A presidential executive order cannot provide antitrust protection for the NCAA. However, a bill that would give the NCAA broad antitrust leeway was approved by two different House committees this week. It could be called for a full vote in the House of Representatives as soon as September. The bill, which has received very little support from Democrats, still would need to pass through the Senate.

Thursday’s executive order mandates that athletic departments that brought in more than $125 million during the last academic year must increase the number of scholarships they provide to athletes in non-revenue sports. Athletic departments that brought in at least $50 million cannot reduce the number of scholarships they offer in those sports.

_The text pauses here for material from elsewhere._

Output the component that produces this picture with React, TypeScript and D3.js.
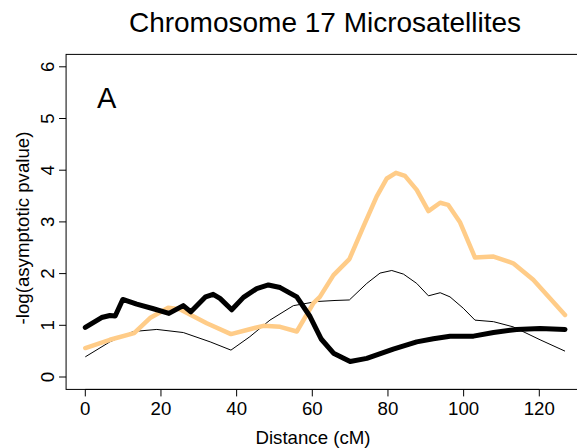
import React from "react";
import * as d3 from "d3";

const xTicks = [0, 20, 40, 60, 80, 100, 120];
const yTicks = [0, 1, 2, 3, 4, 5, 6];

const thinX = [0, 6.5, 12.7, 18.9, 25.9, 33, 38.5, 43.5, 48.8, 55, 61.2, 66, 69.8, 74.4, 77.9, 81, 84.1, 87.6, 90.7, 93.8, 96.4, 99.9, 103, 107.9, 113.1, 120.2, 126.8];
const thinY = [0.39, 0.68, 0.88, 0.92, 0.86, 0.68, 0.52, 0.78, 1.1, 1.38, 1.46, 1.48, 1.49, 1.81, 2.01, 2.06, 1.99, 1.81, 1.57, 1.63, 1.55, 1.33, 1.1, 1.07, 0.97, 0.72, 0.5];

const thickX = [0, 4.3, 6.5, 7.9, 9.9, 13.6, 18, 22.1, 25.9, 27.9, 31.8, 33.8, 35.6, 38.7, 41.8, 45.3, 48.4, 51.5, 55.9, 59.4, 62.4, 65.6, 70, 74.4, 81.4, 87.6, 92, 96.4, 102.6, 107.9, 114, 120.2, 126.8];
const thickY = [0.96, 1.15, 1.19, 1.18, 1.5, 1.41, 1.32, 1.23, 1.38, 1.26, 1.55, 1.6, 1.52, 1.3, 1.54, 1.71, 1.78, 1.73, 1.55, 1.17, 0.73, 0.46, 0.3, 0.36, 0.54, 0.68, 0.74, 0.79, 0.79, 0.86, 0.92, 0.94, 0.92];

const orangeX = [0, 6.5, 12.9, 17.1, 21.9, 25, 32.1, 38.5, 42.7, 47.1, 51.5, 55.9, 60.3, 62.0, 65.6, 69.8, 73.5, 77, 79.7, 82.1, 84.5, 87.6, 90.7, 93.8, 95.9, 99, 103, 107.9, 113.1, 118.4, 126.8];
const orangeY = [0.56, 0.72, 0.85, 1.14, 1.34, 1.31, 1.04, 0.83, 0.91, 0.99, 0.97, 0.88, 1.43, 1.55, 1.97, 2.28, 2.91, 3.49, 3.84, 3.95, 3.89, 3.62, 3.21, 3.37, 3.33, 3.0, 2.31, 2.33, 2.2, 1.88, 1.2];

const W = 577;
const H = 448;
const FONT = "Liberation Sans, Arial, Helvetica, sans-serif";
const FS = 18.67;

export default function App() {
  const x = d3.scaleLinear().domain([0, 120]).range([85.3, 539.3]);
  const y = d3.scaleLinear().domain([0, 6]).range([377, 66.8]);
  const left = x(-5.08);
  const right = x(132.08);
  const top = y(6.24);
  const bottom = y(-0.24);

  const mk = (xs: number[], ys: number[]) =>
    d3
      .line<number>()
      .x((_, i) => x(xs[i]))
      .y((d) => y(d))
      .curve(d3.curveLinear)(ys) as string;

  return (
    <svg
      width={W}
      height={H}
      style={{ position: "absolute", left: 0, top: 0, background: "#fff" }}
      fontFamily={FONT}
    >
      <rect x={0} y={0} width={W} height={H} fill="#fff" />
      <text x={325} y={32} fontSize={28} textAnchor="middle" fill="#000">
        Chromosome 17 Microsatellites
      </text>
      <rect x={left} y={top} width={right - left} height={bottom - top} fill="none" stroke="#000" strokeWidth={1} />
      {/* x axis */}
      <line x1={x(0)} x2={x(120)} y1={bottom} y2={bottom} stroke="#000" />
      {xTicks.map((t) => (
        <g key={"x" + t}>
          <line x1={x(t)} x2={x(t)} y1={bottom} y2={bottom + 7} stroke="#000" />
          <text x={x(t)} y={414.5} fontSize={FS} textAnchor="middle" fill="#000">
            {t}
          </text>
        </g>
      ))}
      <text x={313} y={444} fontSize={FS} textAnchor="middle" fill="#000">
        Distance (cM)
      </text>
      {/* y axis */}
      {yTicks.map((t) => (
        <g key={"y" + t}>
          <line x1={left - 7} x2={left} y1={y(t)} y2={y(t)} stroke="#000" />
          <text
            transform={`translate(${53.5},${y(t)}) rotate(-90)`}
            fontSize={FS}
            textAnchor="middle"
            fill="#000"
          >
            {t}
          </text>
        </g>
      ))}
      <text transform={`translate(29,228) rotate(-90)`} fontSize={FS} textAnchor="middle" fill="#000">
        -log(asymptotic pvalue)
      </text>
      <text x={97} y={108} fontSize={29} fill="#000">
        A
      </text>
      <path d={mk(thinX, thinY)} fill="none" stroke="#000" strokeWidth={1} strokeLinejoin="round" />
      <path d={mk(orangeX, orangeY)} fill="none" stroke="#FFCC88" strokeWidth={4.5} strokeLinejoin="round" strokeLinecap="round" />
      <path d={mk(thickX, thickY)} fill="none" stroke="#000" strokeWidth={5} strokeLinejoin="round" strokeLinecap="round" />
    </svg>
  );
}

The overwhelming majority of schools in the four power conferences reach the $50 million threshold, while roughly 30 to 40 schools have topped the $125 million mark in recent years. Many of those highest earning schools have already publicly announced plans to increase their scholarship totals.

The order also calls on the Secretary of Labor and the National Labor Relations Board to clarify college athletes’ employment status in a way that will “maximize the educational benefits and opportunities” for all athletes. It does not provide any specific timeline for those agencies to act.

As schools begin paying their athletes, college sports leaders remain adamantly opposed to treating them as employees. Those leaders say that many schools could not afford to field the same number of teams if all athletes are declared to be employees. They also say most college athletes do not want to be employees.

Two separate groups of athletes have asked the NLRB to recognize them as employees in the past two years. Both cases were dropped shortly after Trump was elected. If the NLRB declares college athletes are not employees, future athletes will not be able to form a union and bargain for more money or better working conditions.

Several football coaches have recently said they believe it would make more sense — and provide more stability — if their players were considered employees and were able to collectively bargain.

“The best way to do it is to make it where players are employees and you have a salary cap,” Louisville coach Jeff Brohm told ESPN earlier this month. “If players are getting paid, why don’t we just do it the correct way? The amateurism isn’t there anymore. Let’s not pretend that it is.”

There is one ongoing federal case (Johnson v. NCAA) that argues athletes should be considered employees under the Fair Labor Standards Act. The plaintiff’s attorney in that case, Paul McDonald, has previously argued that any action that blocks college athletes from being employees would be unconstitutional because it would treat the work athletes do as different than the work of other students who hold campus jobs.